The version of The Pretender (Republic/Wilder Productions, W. Lee Wilder) that I watched clearly came from a television 16mm print, so I cannot fully know how it would compare with the theatrical version. And aesthetically, the film embodies both the best (visual panache and narrative economy) and worst (wooden acting and wild narrational shifts) of the Poverty Row B film. But it has a few things to commend it.
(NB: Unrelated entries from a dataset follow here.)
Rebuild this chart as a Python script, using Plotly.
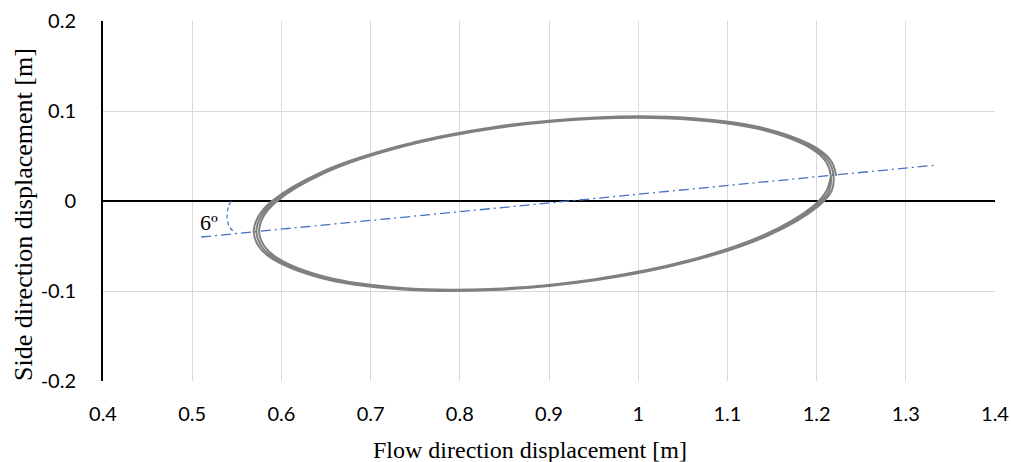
import plotly.graph_objects as go

# ---- data ----
# orbit of the body: three consecutive loops (flow x, side y), in metres
loop1_x = [1.2220, 1.2170, 1.2023, 1.1456, 1.0588, 0.9522, 0.8388, 0.7323, 0.6454, 0.5887, 0.5740,
           0.5690, 0.5740, 0.5887, 0.6454, 0.7323, 0.8388, 0.9522, 1.0588, 1.1456, 1.2023, 1.2170]
loop1_y = [0.0279, 0.0434, 0.0575, 0.0798, 0.0921, 0.0929, 0.0822, 0.0611, 0.0324, -0.0006, -0.0175,
           -0.0339, -0.0494, -0.0635, -0.0858, -0.0981, -0.0989, -0.0882, -0.0671, -0.0384, -0.0054, 0.0115]

loop2_x = [1.2190, 1.2141, 1.1995, 1.1433, 1.0573, 0.9517, 0.8393, 0.7337, 0.6477, 0.5915, 0.5769,
           0.5720, 0.5769, 0.5915, 0.6477, 0.7337, 0.8393, 0.9517, 1.0573, 1.1433, 1.1995, 1.2141]
loop2_y = [0.0277, 0.0431, 0.0570, 0.0791, 0.0913, 0.0921, 0.0815, 0.0606, 0.0321, -0.0007, -0.0174,
           -0.0337, -0.0491, -0.0630, -0.0851, -0.0973, -0.0981, -0.0875, -0.0666, -0.0381, -0.0053, 0.0114]

loop3_x = [1.2160, 1.2111, 1.1967, 1.1410, 1.0558, 0.9511, 0.8399, 0.7352, 0.6500, 0.5943, 0.5799,
           0.5750, 0.5799, 0.5943, 0.6500, 0.7352, 0.8399, 0.9511, 1.0558, 1.1410, 1.1967, 1.2111, 1.2160]
loop3_y = [0.0275, 0.0427, 0.0566, 0.0785, 0.0906, 0.0914, 0.0808, 0.0602, 0.0318, -0.0007, -0.0173,
           -0.0335, -0.0487, -0.0626, -0.0845, -0.0966, -0.0974, -0.0868, -0.0662, -0.0378, -0.0053, 0.0113, 0.0275]

# principal axis of the orbit (6 degrees)
axis_x = [0.51, 1.335]
axis_y = [-0.040, 0.040]

# angle arc marker
arc_x = [0.5435, 0.5405, 0.5392, 0.5395, 0.5420, 0.5480]
arc_y = [0.000, -0.007, -0.015, -0.022, -0.029, -0.0355]

angle_label = "6º"
angle_label_pos = (0.519, -0.0237)

x_ticks = [0.4, 0.5, 0.6, 0.7, 0.8, 0.9, 1.0, 1.1, 1.2, 1.3, 1.4]
x_ticktext = ["0.4", "0.5", "0.6", "0.7", "0.8", "0.9", "1", "1.1", "1.2", "1.3", "1.4"]
y_ticks = [-0.2, -0.1, 0.0, 0.1, 0.2]
y_ticktext = ["-0.2", "-0.1", "0", "0.1", "0.2"]

x_title = "Flow direction displacement [m]"
y_title = "Side direction displacement [m]"

orbit_x = loop1_x + loop2_x + loop3_x
orbit_y = loop1_y + loop2_y + loop3_y

fig = go.Figure()

fig.add_trace(go.Scatter(
    x=orbit_x, y=orbit_y, mode="lines",
    line=dict(color="#808080", width=2, shape="spline", smoothing=1.0),
    showlegend=False, hoverinfo="skip"))

fig.add_trace(go.Scatter(
    x=axis_x, y=axis_y, mode="lines",
    line=dict(color="#4472C4", width=1.3, dash="10px,4px,2px,4px"),
    showlegend=False, hoverinfo="skip"))

fig.add_trace(go.Scatter(
    x=arc_x, y=arc_y, mode="lines",
    line=dict(color="#4472C4", width=1.2, dash="4px,3px", shape="spline"),
    showlegend=False, hoverinfo="skip"))

tick_font = dict(family="Lato, 'Liberation Sans', sans-serif", size=20, color="#000000")
serif = "'Liberation Serif', 'Times New Roman', serif"

fig.update_layout(
    width=1011, height=462,
    margin=dict(l=103, r=16, t=21, b=81, pad=0, autoexpand=False),
    paper_bgcolor="white", plot_bgcolor="white",
    xaxis=dict(range=[0.4, 1.4], tickvals=x_ticks, ticktext=x_ticktext,
               showgrid=True, gridcolor="#d9d9d9", gridwidth=1.3,
               zeroline=False, showline=False, ticks="", automargin=False,
               tickfont=tick_font, ticklabelstandoff=19, fixedrange=True),
    yaxis=dict(range=[-0.2, 0.2], tickvals=y_ticks, ticktext=y_ticktext,
               showgrid=True, gridcolor="#d9d9d9", gridwidth=1.3,
               zeroline=True, zerolinecolor="#000000", zerolinewidth=2,
               showline=True, linecolor="#000000", linewidth=2, automargin=False,
               ticks="", tickfont=tick_font, ticklabelstandoff=21, fixedrange=True),
    annotations=[
        dict(text=x_title, xref="paper", yref="paper", x=(530 - 103) / 892, y=-(450 - 381) / 360,
             xanchor="center", yanchor="middle", showarrow=False,
             font=dict(family=serif, size=24, color="#000000")),
        dict(text=y_title, xref="paper", yref="paper", x=-(103 - 23) / 892, y=(381 - 215) / 360,
             xanchor="center", yanchor="middle", showarrow=False, textangle=-90,
             font=dict(family=serif, size=26, color="#000000")),
        dict(text=angle_label, x=angle_label_pos[0], y=angle_label_pos[1],
             xref="x", yref="y", showarrow=False, xanchor="center", yanchor="middle",
             font=dict(family=serif, size=22, color="#000000")),
    ],
)

fig.write_html("out.html", config={"displayModeBar": False},
               post_script="document.body.style.margin='0';")
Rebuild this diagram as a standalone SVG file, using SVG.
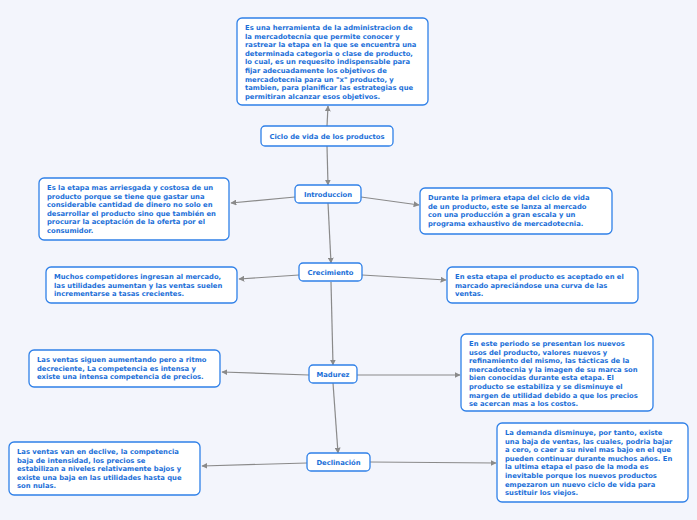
<svg xmlns="http://www.w3.org/2000/svg" width="697" height="520" viewBox="0 0 697 520">
<style>
.bx{fill:#fff;stroke:#2f80e8;stroke-width:1.3}
.t{font-family:"DejaVu Sans",Verdana,sans-serif;font-weight:bold;font-size:6.8px;fill:#1b6fd8}
.c{text-anchor:middle}
.ln{stroke:#8a8a8a;stroke-width:1.2;fill:none;marker-end:url(#ar)}
</style>
<defs>
<marker id="ar" viewBox="0 0 10 10" refX="9" refY="5" markerWidth="6" markerHeight="6" orient="auto" markerUnits="userSpaceOnUse">
<path d="M0,0 L10,5 L0,10 z" fill="#8a8a8a"/>
</marker>
</defs>
<rect width="697" height="520" fill="#f3f5fc"/>
<g id="connectors">
<line class="ln" x1="327" y1="126" x2="328" y2="106"/>
<line class="ln" x1="327" y1="146" x2="328" y2="185"/>
<line class="ln" x1="295" y1="197" x2="231" y2="203"/>
<line class="ln" x1="361" y1="197" x2="419" y2="205"/>
<line class="ln" x1="328" y1="203" x2="331" y2="263"/>
<line class="ln" x1="299" y1="275" x2="239" y2="279"/>
<line class="ln" x1="362" y1="275" x2="446" y2="280"/>
<line class="ln" x1="331" y1="282" x2="333" y2="365"/>
<line class="ln" x1="309" y1="375" x2="222" y2="372"/>
<line class="ln" x1="357" y1="375" x2="460" y2="375"/>
<line class="ln" x1="333" y1="383" x2="338" y2="453"/>
<line class="ln" x1="307" y1="463" x2="202" y2="466"/>
<line class="ln" x1="370" y1="462" x2="496" y2="463"/>
</g>
<g id="definicion">
<rect class="bx" x="237" y="18" width="191" height="87" rx="5"/>
<text class="t" x="245" y="30">
<tspan x="245">Es una herramienta de la administracion de</tspan>
<tspan x="245" dy="8.6">la mercadotecnia que permite conocer y</tspan>
<tspan x="245" dy="8.6">rastrear la etapa en la que se encuentra una</tspan>
<tspan x="245" dy="8.6">determinada categoria o clase de producto,</tspan>
<tspan x="245" dy="8.6">lo cual, es un requesito indispensable para</tspan>
<tspan x="245" dy="8.6">fijar adecuadamente los objetivos de</tspan>
<tspan x="245" dy="8.6">mercadotecnia para un "x" producto, y</tspan>
<tspan x="245" dy="8.6">tambien, para planificar las estrategias que</tspan>
<tspan x="245" dy="8.6">permitiran alcanzar esos objetivos.</tspan>
</text>
</g>
<g id="ciclo">
<rect class="bx" x="261" y="126" width="132" height="20" rx="4"/>
<text class="t c" x="327" y="138.5">Ciclo de vida de los productos</text>
</g>
<g id="introduccion">
<rect class="bx" x="295" y="185" width="66" height="18" rx="4"/>
<text class="t c" x="328" y="196.5">Introduccion</text>
</g>
<g id="intro-izq">
<rect class="bx" x="39" y="178" width="190" height="62" rx="5"/>
<text class="t" x="47" y="190">
<tspan x="47">Es la etapa mas arriesgada y costosa de un</tspan>
<tspan x="47" dy="8.6">producto porque se tiene que gastar una</tspan>
<tspan x="47" dy="8.6">considerable cantidad de dinero no solo en</tspan>
<tspan x="47" dy="8.6">desarrollar el producto sino que también en</tspan>
<tspan x="47" dy="8.6">procurar la aceptación de la oferta por el</tspan>
<tspan x="47" dy="8.6">consumidor.</tspan>
</text>
</g>
<g id="intro-der">
<rect class="bx" x="420" y="188" width="192" height="46" rx="5"/>
<text class="t" x="428" y="200">
<tspan x="428">Durante la primera etapa del ciclo de vida</tspan>
<tspan x="428" dy="8.6">de un producto, este se lanza al mercado</tspan>
<tspan x="428" dy="8.6">con una producción a gran escala y un</tspan>
<tspan x="428" dy="8.6">programa exhaustivo de mercadotecnia.</tspan>
</text>
</g>
<g id="crecimiento">
<rect class="bx" x="299" y="263" width="63" height="18" rx="4"/>
<text class="t c" x="330.5" y="274.5">Crecimiento</text>
</g>
<g id="crec-izq">
<rect class="bx" x="46" y="267" width="191" height="36" rx="5"/>
<text class="t" x="54" y="279">
<tspan x="54">Muchos competidores ingresan al mercado,</tspan>
<tspan x="54" dy="8.6">las utilidades aumentan y las ventas suelen</tspan>
<tspan x="54" dy="8.6">incrementarse a tasas crecientes.</tspan>
</text>
</g>
<g id="crec-der">
<rect class="bx" x="447" y="267" width="191" height="36" rx="5"/>
<text class="t" x="455" y="279">
<tspan x="455">En esta etapa el producto es aceptado en el</tspan>
<tspan x="455" dy="8.6">marcado apreciándose una curva de las</tspan>
<tspan x="455" dy="8.6">ventas.</tspan>
</text>
</g>
<g id="madurez">
<rect class="bx" x="309" y="365" width="48" height="18" rx="4"/>
<text class="t c" x="333" y="376.5">Madurez</text>
</g>
<g id="mad-izq">
<rect class="bx" x="29" y="350" width="191" height="37" rx="5"/>
<text class="t" x="37" y="362">
<tspan x="37">Las ventas siguen aumentando pero a ritmo</tspan>
<tspan x="37" dy="8.6">decreciente, La competencia es intensa y</tspan>
<tspan x="37" dy="8.6">existe una intensa competencia de precios.</tspan>
</text>
</g>
<g id="mad-der">
<rect class="bx" x="461" y="334" width="192" height="77" rx="5"/>
<text class="t" x="469" y="346">
<tspan x="469">En este periodo se presentan los nuevos</tspan>
<tspan x="469" dy="8.6">usos del producto, valores nuevos y</tspan>
<tspan x="469" dy="8.6">refinamiento del mismo, las tácticas de la</tspan>
<tspan x="469" dy="8.6">mercadotecnia y la imagen de su marca son</tspan>
<tspan x="469" dy="8.6">bien conocidas durante esta etapa. El</tspan>
<tspan x="469" dy="8.6">producto se estabiliza y se disminuye el</tspan>
<tspan x="469" dy="8.6">margen de utilidad debido a que los precios</tspan>
<tspan x="469" dy="8.6">se acercan mas a los costos.</tspan>
</text>
</g>
<g id="declinacion">
<rect class="bx" x="307" y="453" width="63" height="18" rx="4"/>
<text class="t c" x="338.5" y="464.5">Declinación</text>
</g>
<g id="dec-izq">
<rect class="bx" x="9" y="442" width="191" height="53" rx="5"/>
<text class="t" x="17" y="454">
<tspan x="17">Las ventas van en declive, la competencia</tspan>
<tspan x="17" dy="8.6">baja de intensidad, los precios se</tspan>
<tspan x="17" dy="8.6">estabilizan a niveles relativamente bajos y</tspan>
<tspan x="17" dy="8.6">existe una baja en las utilidades hasta que</tspan>
<tspan x="17" dy="8.6">son nulas.</tspan>
</text>
</g>
<g id="dec-der">
<rect class="bx" x="497" y="423" width="191" height="79" rx="5"/>
<text class="t" x="505" y="435">
<tspan x="505">La demanda disminuye, por tanto, existe</tspan>
<tspan x="505" dy="8.6">una baja de ventas, las cuales, podria bajar</tspan>
<tspan x="505" dy="8.6">a cero, o caer a su nivel mas bajo en el que</tspan>
<tspan x="505" dy="8.6">pueden continuar durante muchos años. En</tspan>
<tspan x="505" dy="8.6">la ultima etapa el paso de la moda es</tspan>
<tspan x="505" dy="8.6">inevitable porque los nuevos productos</tspan>
<tspan x="505" dy="8.6">empezaron un nuevo ciclo de vida para</tspan>
<tspan x="505" dy="8.6">sustituir los viejos.</tspan>
</text>
</g>
</svg>
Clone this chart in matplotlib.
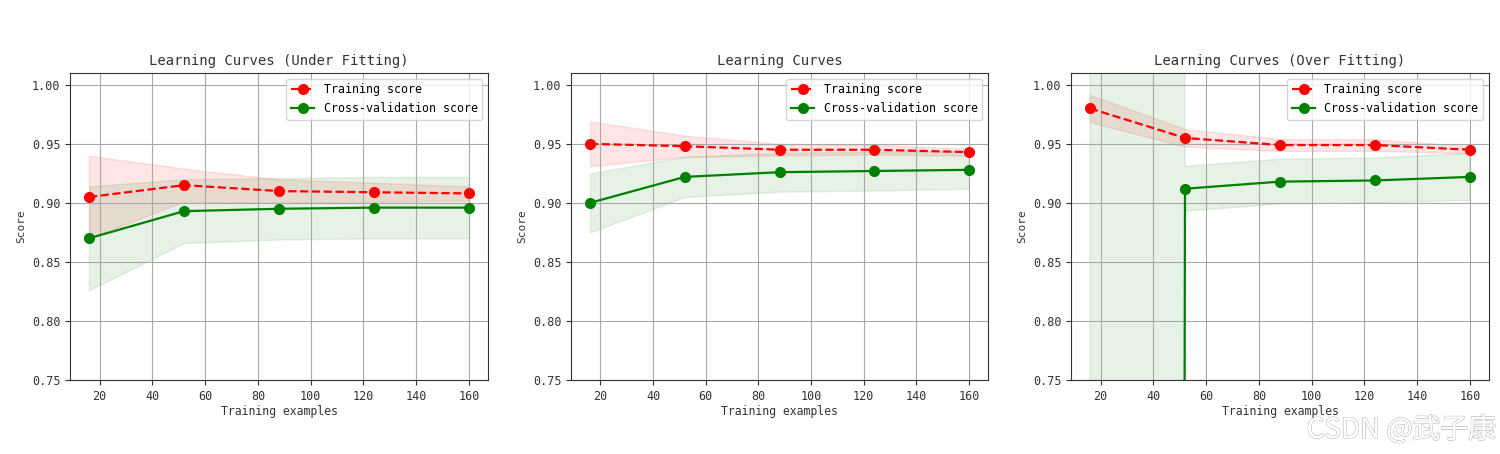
import matplotlib
matplotlib.use("Agg")
import matplotlib.pyplot as plt
import matplotlib.patheffects as pe
import numpy as np

# training set sizes (same for all three panels)
train_sizes = np.array([16, 52, 88, 124, 160])

titles = ["Learning Curves (Under Fitting)", "Learning Curves", "Learning Curves (Over Fitting)"]

# mean / std of scores
train_mean = [
    [0.905, 0.915, 0.910, 0.909, 0.908],
    [0.950, 0.948, 0.945, 0.945, 0.943],
    [0.980, 0.955, 0.949, 0.949, 0.945],
]
train_std = [
    [0.035, 0.014, 0.010, 0.008, 0.006],
    [0.019, 0.009, 0.005, 0.004, 0.003],
    [0.0115, 0.0075, 0.005, 0.005, 0.003],
]
test_mean = [
    [0.870, 0.893, 0.895, 0.896, 0.896],
    [0.900, 0.922, 0.926, 0.927, 0.928],
    [-40.0, 0.912, 0.918, 0.919, 0.922],
]
test_std = [
    [0.044, 0.027, 0.026, 0.026, 0.026],
    [0.025, 0.017, 0.0165, 0.0165, 0.016],
    [100.0, 0.019, 0.019, 0.019, 0.020],
]

plt.rcParams['font.family'] = ['DejaVu Sans Mono']

fig = plt.figure(figsize=(15, 4.54), dpi=100)
W, H = 1500, 454
lefts = [70, 571, 1071]
rights = [488, 988, 1489]
top, bottom = 73, 380

for i in range(3):
    ax = fig.add_axes([lefts[i] / W, 1 - bottom / H, (rights[i] - lefts[i]) / W, (bottom - top) / H])
    tm = np.array(train_mean[i])
    ts = np.array(train_std[i])
    vm = np.array(test_mean[i])
    vs = np.array(test_std[i])
    ax.grid(True, color='#a8a8a8')
    ax.fill_between(train_sizes, tm - ts, tm + ts, alpha=0.1, color='r')
    ax.fill_between(train_sizes, vm - vs, vm + vs, alpha=0.1, color='g')
    ax.plot(train_sizes, tm, 'o--', color='r', markersize=7, linewidth=1.6, label='Training score')
    ax.plot(train_sizes, vm, 'o-', color='g', markersize=7, linewidth=1.6, label='Cross-validation score')
    ax.set_xlim(8.8, 167.2)
    ax.set_ylim(0.75, 1.01)
    ax.set_xticks([20, 40, 60, 80, 100, 120, 140, 160])
    ax.set_yticks([0.75, 0.80, 0.85, 0.90, 0.95, 1.00])
    ax.tick_params(labelsize=8.5, colors='#333333')
    ax.set_title(titles[i], fontsize=10, color='#333333')
    ax.set_xlabel('Training examples', fontsize=8.3, labelpad=2, color='#333333')
    ax.set_ylabel('Score', fontsize=8, color='#333333')
    for s in ax.spines.values():
        s.set_color('#333333')
    ax.legend(loc='upper right', fontsize=8.4)

# watermark (outlined grey text)
wm = fig.text(0.997, 0.02, 'CSDN @武子康', ha='right', va='bottom', fontsize=20, color='white',
              family=['Noto Sans CJK SC', 'DejaVu Sans'])
wm.set_path_effects([pe.withStroke(linewidth=0.8, foreground='#a8a8a8'), pe.Normal()])

fig.savefig('out.png', dpi=100)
First, as a curiosity, it was directed by Billy Wilder's brother, and shares some of the Wilder sensibility both in its acerbic view of wealth and stylistic elements borrowed from The Lost Weekend (hyper-subjectivism, for instance, or the theremin scoring). 

Perhaps more canonically, the D.P. was John Alton who, while not having free rein as in the Anthony Mann films, does show both the baroque touches in suggesting Albert Dekker's paranoia....




... and the low-light minimalism that he's best known for and that has come to define the Poverty Row noir look, at least in the cinephile imagination.



But maybe what interests me most about the film is the narrative about stock leveraging. Dekker's character is a stock broker whose stock shorting gets him into trouble. In some ways, this is merely a McGuffin, since the narrative ultimately takes a turn. But it's easy to read as allegory about finance capitalism, and in any case I cannot think of many late 40s films dealing with asset leveraging or finance in such an explicit way. They may have anti-business messages or critique owners or profiteers, but I do not recall specificity about finance.